Его принадлежность к военно-морскому ведомству Советского Союза с его жесткими кадровыми требованиями говорила о том, что он и здесь преуспел, пройдя через ячеи государственной безопасности и получив допуск в эти не каждому доступные заведения. Факты эти говорили о том, что Крупович понимал жизнь с самых разных сторон, знал пусковые рычаги и умело ими пользовался.
Мы были поражены его успехом: ведь все, что он сделал в Берне, он сделал сам, в чужом государстве, без связей и рекомендаций!
Его отъезд означал и то, что первые звенья нашей цепочки начали распадаться. Перед отъездом у него состоялся разговор с Павлом, он обещал забрать его в Берн при первой же возможности.

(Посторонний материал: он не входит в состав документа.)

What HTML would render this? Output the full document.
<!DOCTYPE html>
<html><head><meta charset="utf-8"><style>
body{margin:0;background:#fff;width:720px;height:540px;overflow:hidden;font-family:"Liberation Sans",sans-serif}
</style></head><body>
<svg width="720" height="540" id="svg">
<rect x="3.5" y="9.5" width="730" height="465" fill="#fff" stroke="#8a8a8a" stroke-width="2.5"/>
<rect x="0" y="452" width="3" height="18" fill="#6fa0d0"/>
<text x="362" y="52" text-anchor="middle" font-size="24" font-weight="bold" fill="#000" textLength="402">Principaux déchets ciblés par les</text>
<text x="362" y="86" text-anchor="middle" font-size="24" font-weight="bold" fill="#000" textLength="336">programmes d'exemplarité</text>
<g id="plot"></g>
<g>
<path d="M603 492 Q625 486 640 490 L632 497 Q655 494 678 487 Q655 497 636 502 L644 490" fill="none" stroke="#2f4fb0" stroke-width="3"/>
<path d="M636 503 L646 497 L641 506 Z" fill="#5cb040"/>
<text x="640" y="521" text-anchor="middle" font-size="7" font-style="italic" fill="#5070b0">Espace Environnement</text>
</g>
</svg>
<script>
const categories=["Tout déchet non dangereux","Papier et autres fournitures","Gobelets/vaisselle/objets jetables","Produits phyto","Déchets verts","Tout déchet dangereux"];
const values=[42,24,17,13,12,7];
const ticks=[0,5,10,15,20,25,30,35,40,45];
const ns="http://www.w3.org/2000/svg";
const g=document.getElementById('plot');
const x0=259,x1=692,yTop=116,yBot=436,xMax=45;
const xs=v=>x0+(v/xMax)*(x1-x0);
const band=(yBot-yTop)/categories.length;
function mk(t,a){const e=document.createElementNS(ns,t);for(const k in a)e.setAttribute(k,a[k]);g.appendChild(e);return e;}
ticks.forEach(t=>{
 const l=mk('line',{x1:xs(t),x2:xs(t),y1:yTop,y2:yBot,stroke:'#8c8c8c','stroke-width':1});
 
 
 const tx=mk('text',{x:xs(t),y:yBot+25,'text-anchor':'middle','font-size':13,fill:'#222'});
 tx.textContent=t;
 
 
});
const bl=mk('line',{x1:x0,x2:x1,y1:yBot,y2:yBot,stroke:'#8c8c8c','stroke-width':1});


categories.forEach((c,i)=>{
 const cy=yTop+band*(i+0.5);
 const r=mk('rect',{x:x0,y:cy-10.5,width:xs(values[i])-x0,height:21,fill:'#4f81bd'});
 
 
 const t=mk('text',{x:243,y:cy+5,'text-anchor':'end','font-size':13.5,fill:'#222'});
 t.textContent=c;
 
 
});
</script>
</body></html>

Хочу добавить о нем еще несколько слов. Многое стараюсь осмыслить и объяснить и где-то, не зная действительных фактов, могу в чем-то ошибаться. Дополнительные же факты из его следственного дела помогли бы точнее разобраться в одиозной фигуре Георгия Леонардовича.
Порой мне казалось, что именно близость к Круповичу и Иванову рикошетом ударила и по мне тем решением Особого совещания. Сравнивая свою жизнь после освобождения из плена с жизнью Круповича и Иванова, прихожу к выводу, что все время в Германии, как и в Швейцарии, был я неприметной и серой лошадкой, способной лишь тянуть воз и подчиняться командам. Изменить такое положение я не мог по многим причинам — был молод, неопытен и глуп. В их добром отношении была не заслуженная мною привилегия, они, такие заметные и авторитетные, оказывали покровительство мне, человеку простому и ничем себя не проявившему.
После отъезда Круповича у нас тоже произошли перемены: хозяйка гостиницы отказала нам в содержании. Нужно было искать новое место для жительства. Решить этот вопрос помог все тот же Крупович. Он приехал в Neuville и договорился о переезде к новой хозяйке, по соседству с гостиницей.
Немолодая Frau Loeb жила в хорошем двухэтажном особняке с красивым приусадебным участком. Многолетние деревья с густой кроной, кроме тени и прохлады, доставляли еще и эстетическое удовольствие. Территорию дома опоясывала ажурная, отлитая из чугуна, решетка, а на входных воротах красовалась, начищенная до блеска табличка: «Pansion Frau Loeb». Ярким ковром в саду рассыпались клумбы декоративных цветов — гордость хозяйки и двух дочерей — Марты и Эммы, девочек молодых, но не по возрасту солидных.